Wednesday, March 12, 2008

Warning: Tech Content

CMS the Promise and the Peril.
That is the title of an essay I have been meaning to write for a long time. Back in '00 I was developing websites with a friend of mine and we found ourselves on the cutting edge of Content Management Systems development. At the time there were no good programs out there that would allow an admin with no code skills to update a web page. The premise is quite simple, extract programming from design, separate content from everything else. Thus, my pretty designs would not trip over a 1000 lines of code, the PHP wouldn't run into my markup, and the user could insert content independent of all the behind the curtain stuff.

What the user saw was a nice attractive interface, like the one I am typing in right now, just a box with some buttons that will affect minor markup changes, things like emboldening a line of text, or making something italicized, much like any word processor. When the user clicked save, what would publish on the public internet would be a page with the updated content. This is really quite a powerful capability. Think about a small business that has a staff of office workers, all perfectly capable of using MS Word or Word Perfect but not having a clue about HTML or FTP or servers. Instead of having to call the webmaster, wait for him/her to get around to making the changes, write said webmaster a check, they could login to a web interface and update the content themselves. This idea was a radical paradigm shift, and I was once in the fore front of making it happen.

Our CMS didn't get very far, we ran into the same road blocks everyone else did but we lacked the time, the finances and the will to keep pounding on the problems till we solved them. Over the years my team and I have produced three or four small systems and published them on live sites but by '02 there were many well developed and documented systems out there and most were, and remain, free.

I eventually decided that CMS was too powerful for the masses. My customers would call me to make changes, and I would login to the CMS console I built for them, and make the same changes they could have made without the need to send me money. I came to the conclusion that a good CMS would need to be brain dead simple in order for the average small business person to use it effectively. The problem was, the closer you got to the lowest common denominator, the less flexible the system becomes. There is probably a law of physics in that statement.

What I mean by that is this, I give Sally the receptionist the ability to login to a web interface and update the text on her home page. This works fine if all she can do is type some verbiage and maybe insert a photo in one small segment of the page. Maybe she wants to add a page, no problem, choose a template and build a new page. If one template is good enough, then once again we are not in trouble, but what if the home page template is not the same as the secondary pages? Now what happens when the navigation needs to be updated? do I give Sally the ability to add that too? So we make it dynamic, meaning we code some programming to allow the navigation to update automatically when a new page is created. What if the page does not warrant a place in the real estate set aside for it? So we create a way to choose if and when new content is placed in the navigation area. What happens when there are multiple navigation areas say across the top or beneath the header?

The complexity starts to boggle the mind, the possibilities are endless, and poor Sally now has to remember dozens of buttons and procedures to simply create a new page. We find ourselves in a position to limit what the user can do.
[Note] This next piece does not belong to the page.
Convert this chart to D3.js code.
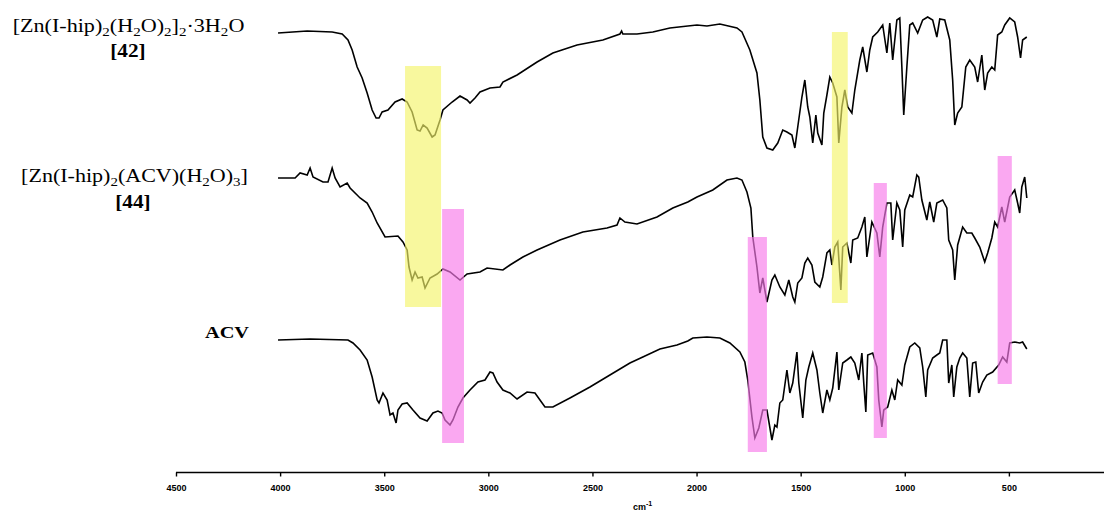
<!DOCTYPE html>
<html><head><meta charset="utf-8">
<script src="https://cdn.jsdelivr.net/npm/d3@7/dist/d3.min.js"></script>
<style>body{margin:0;background:#fff}svg{display:block}</style>
</head><body><svg id="c" width="1104" height="512"></svg>
<script>
// ---- data: wavenumber (cm-1), stacked intensity (a.u.) ----
const tickValues = [4500, 4000, 3500, 3000, 2500, 2000, 1500, 1000, 500];
const axisTitle = "cm";

const spec42 = [[4010,439],[3870,441],[3750,440],[3702,438],[3674,432],[3654,422],[3630,405],[3606,394],[3582,379],[3558,362],[3539,354],[3525,354],[3510,360],[3482,362],[3448,370],[3414,373],[3390,370],[3366,360],[3342,342],[3328,341],[3313,347],[3294,344],[3270,335],[3256,337],[3232,352],[3218,362],[3174,370],[3136,376],[3102,372],[3088,369],[3064,374],[3040,380],[2992,384],[2944,385],[2930,390],[2862,397],[2766,410],[2690,419],[2574,427],[2450,432],[2368,438],[2360,441],[2354,438],[2286,438],[2210,440],[2128,444],[2042,446],[1998,447],[1950,446],[1888,448],[1806,444],[1782,440],[1744,422],[1710,399],[1696,372],[1682,335],[1662,324],[1634,322],[1610,329],[1586,342],[1566,340],[1542,337],[1528,324],[1514,345],[1494,375],[1480,392],[1466,365],[1456,355],[1442,329],[1427,357],[1418,339],[1398,327],[1389,359],[1374,377],[1360,395],[1346,389],[1326,375],[1317,329],[1302,365],[1288,382],[1274,365],[1254,359],[1240,382],[1216,412],[1202,425],[1182,400],[1168,422],[1154,435],[1130,440],[1106,447],[1086,419],[1072,449],[1058,412],[1038,452],[1024,454],[1014,405],[1005,357],[990,405],[976,447],[962,449],[938,439],[914,452],[890,455],[866,452],[846,435],[832,453],[808,452],[784,432],[770,392],[760,347],[746,359],[726,365],[707,405],[688,412],[664,405],[650,390],[630,417],[616,382],[602,399],[582,405],[568,402],[554,437],[534,440],[520,447],[496,454],[472,450],[458,435],[444,414],[434,432],[414,435]];

const spec44 = [[4010,294],[3928,294],[3904,299],[3870,297],[3856,304],[3842,295],[3794,290],[3770,290],[3750,304],[3736,294],[3712,285],[3678,289],[3664,284],[3616,274],[3582,269],[3558,260],[3534,249],[3496,235],[3434,236],[3410,230],[3390,222],[3381,205],[3366,192],[3352,200],[3338,194],[3318,195],[3304,184],[3280,194],[3246,198],[3218,203],[3184,200],[3136,192],[3102,198],[3040,200],[3006,204],[2930,202],[2896,207],[2834,215],[2766,222],[2656,232],[2546,240],[2430,244],[2382,247],[2368,254],[2344,250],[2286,248],[2190,255],[2114,264],[2042,270],[1998,275],[1922,282],[1854,292],[1806,294],[1782,292],[1758,280],[1739,264],[1730,235],[1710,205],[1696,179],[1682,194],[1662,170],[1638,192],[1624,197],[1600,185],[1576,177],[1557,192],[1538,175],[1528,170],[1514,189],[1494,194],[1480,209],[1466,214],[1446,207],[1432,190],[1408,185],[1394,195],[1374,219],[1360,222],[1350,207],[1336,225],[1322,230],[1307,182],[1298,225],[1278,229],[1259,209],[1250,232],[1226,234],[1206,245],[1192,255],[1182,215],[1158,250],[1134,239],[1120,215],[1106,245],[1086,269],[1067,269],[1058,232],[1038,269],[1024,262],[1010,225],[1000,262],[976,277],[962,275],[942,297],[933,295],[918,272],[894,252],[880,270],[861,250],[846,269],[818,272],[798,264],[789,232],[770,222],[760,192],[746,227],[722,245],[702,239],[678,239],[664,234],[640,225],[616,210],[602,219],[582,234],[568,250],[554,245],[534,265],[520,250],[496,275],[472,282],[458,269],[448,259],[438,285],[424,295],[414,274]];

const specACV = [[4010,132],[3856,133],[3674,132],[3650,129],[3616,122],[3582,112],[3558,95],[3534,72],[3525,69],[3506,79],[3486,72],[3472,57],[3458,59],[3443,49],[3434,62],[3414,68],[3390,69],[3362,62],[3328,54],[3294,51],[3266,59],[3242,61],[3222,59],[3208,52],[3184,47],[3170,52],[3146,65],[3122,74],[3088,82],[3050,90],[3016,92],[2992,100],[2978,99],[2958,90],[2930,82],[2896,79],[2862,73],[2814,80],[2776,79],[2752,72],[2728,65],[2690,65],[2608,74],[2512,85],[2416,97],[2320,109],[2258,115],[2176,123],[2094,127],[2042,131],[2018,134],[1950,135],[1888,134],[1840,129],[1792,120],[1768,110],[1754,92],[1734,55],[1720,34],[1701,44],[1682,62],[1662,62],[1638,32],[1624,47],[1614,45],[1600,69],[1586,72],[1566,102],[1552,79],[1538,89],[1518,120],[1509,89],[1490,54],[1475,92],[1461,105],[1442,119],[1422,102],[1408,79],[1394,59],[1374,82],[1360,72],[1346,84],[1326,120],[1317,82],[1298,109],[1278,112],[1259,115],[1240,109],[1221,92],[1206,119],[1197,89],[1187,60],[1178,117],[1154,119],[1134,105],[1125,72],[1110,45],[1101,62],[1082,65],[1062,82],[1048,72],[1034,92],[1014,87],[1000,107],[976,125],[952,129],[928,124],[914,105],[899,75],[890,102],[866,114],[846,117],[832,119],[818,132],[798,132],[789,89],[774,107],[765,75],[750,105],[736,114],[722,119],[702,114],[688,75],[674,109],[659,110],[645,79],[626,90],[606,97],[578,100],[549,107],[530,115],[510,110],[496,129],[472,130],[448,129],[434,130],[414,123]];

// highlighted bands: [wnHigh, wnLow, valTop, valBottom]
const yellowBands = [[3400,3227,406,165],[1350,1274,440,169]];
const pinkBands = [[3222,3117,263,29],[1754,1662,235,20],[1149,1086,289,34],[554,486,316,88]];

// ---- drawing ----
const svg = d3.select("#c");
const x = d3.scaleLinear().domain([4500, 0]).range([176, 1113]);
const y = d3.scaleLinear().domain([0, 472]).range([472, 0]);

const line = d3.line().x(d => x(d[0])).y(d => y(d[1]));
[spec42, spec44, specACV].forEach(s => {
  svg.append("path").attr("d", line(s)).attr("fill", "none")
    .attr("stroke", "#000").attr("stroke-width", 1.6).attr("stroke-linejoin", "miter");
});

function bands(data, color) {
  svg.append("g").selectAll("rect").data(data).join("rect")
    .attr("x", d => x(d[0])).attr("width", d => x(d[1]) - x(d[0]))
    .attr("y", d => y(d[2])).attr("height", d => y(d[3]) - y(d[2]))
    .attr("fill", color).attr("fill-opacity", 0.65);
}
bands(yellowBands, "#f5f56a");
bands(pinkBands, "#f77ae9");

// axis
const axis = d3.axisBottom(x).tickValues(tickValues).tickSize(4).tickSizeOuter(0).tickFormat(d3.format("d"));
const ag = svg.append("g").attr("transform", "translate(0,472.5)").call(axis);
ag.select(".domain").attr("stroke-width", 1.6).attr("d", "M176,0H1104");
ag.selectAll(".tick line").attr("stroke-width", 1.4);
ag.selectAll(".tick text").attr("font-family", "Liberation Sans, Arial, sans-serif")
  .attr("font-weight", "bold").attr("font-size", 9).attr("dy", 0).attr("y", 18).attr("fill", "#000");

const at = svg.append("text").attr("x", 633).attr("y", 510)
  .attr("font-family", "Liberation Sans, Arial, sans-serif").attr("font-weight", "bold").attr("font-size", 9);
at.append("tspan").text(axisTitle);
at.append("tspan").attr("font-size", 7).attr("dy", -4).text("-1");

// labels
const serif = "'Liberation Serif', 'Times New Roman', serif";
function richText(xc, yb, segs, opts) {
  const t = svg.append("text").attr("transform", `translate(${xc},${yb}) scale(${opts.sx || 1},1)`)
    .attr("text-anchor", "middle")
    .attr("font-family", serif).attr("font-size", opts.size).attr("font-weight", opts.weight || "normal");
  let shift = 0;
  segs.forEach(([txt, sub]) => {
    const target = sub ? 4 : 0;
    const sp = t.append("tspan").attr("dy", target - shift).text(txt);
    if (sub) sp.attr("font-size", opts.size * 0.68);
    shift = target;
  });
}
const label42 = [["[Zn(I-hip)",0],["2",1],["(H",0],["2",1],["O)",0],["2",1],["]",0],["2",1],["·3H",0],["2",1],["O",0]];
const label44 = [["[Zn(I-hip)",0],["2",1],["(ACV)(H",0],["2",1],["O)",0],["3",1],["]",0]];
richText(128.5, 32, label42, {size: 19, sx: 1.165});
richText(128, 57, [["[42]",0]], {size: 19, weight: "bold", sx: 1.12});
richText(134.5, 182, label44, {size: 19, sx: 1.16});
richText(133, 208, [["[44]",0]], {size: 19, weight: "bold", sx: 1.12});
richText(227, 338, [["ACV",0]], {size: 17, weight: "bold", sx: 1.2});
</script></body></html>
Honestly, there is only so much power we can give to our receptionist, she doesn't know how the Wizard behind the curtain makes the pages, or the content change, all she knows is the boss wants the page updated by closing time.

Once we start limiting what the content editor can do, we also start to limit the flexibility of the program over all. The boss will want a calendar, or to change a color, or to add some nifty widget he saw on the competitions website and suddenly our CMS is diminished in it's practicality.

The promise of CMS was and to a certain extent still is, to allow the people that know the content actually publish the content without needing to know HTML. The peril is that less flexible websites will always fall behind in the market place. Where is the balance, the holy grail where the underlying API contains enough bells and whistles to make a CMS website both easy to use and able to meet the business logic needs of a company?

I could write for a very long time on this subject. I work with a large CMS at my job. It is starting to fulfill the purpose of it's intent in that we finally have department heads trained on the system well enough for them to do routine tasks each day. However; I am still called upon regularly to do something that the system just cant handle.

I think these systems get oversold. What company wouldn't jump at the chance to cut back or eliminate the Web staff, and let their current staff do the work instead. That is a basic business principle, get more work out of your staff for less money. It is similar to the siren song of MLM where the customers become your sales force etc. Why invest in trained sales people when you have given the customers the power to sell your product for you (AMWAY).

I have come to the conclusion that even with a good CMS there is still the need for a webmaster to do all the myriad tasks that the system was not designed to do. I guess that means I will have a job for awhile.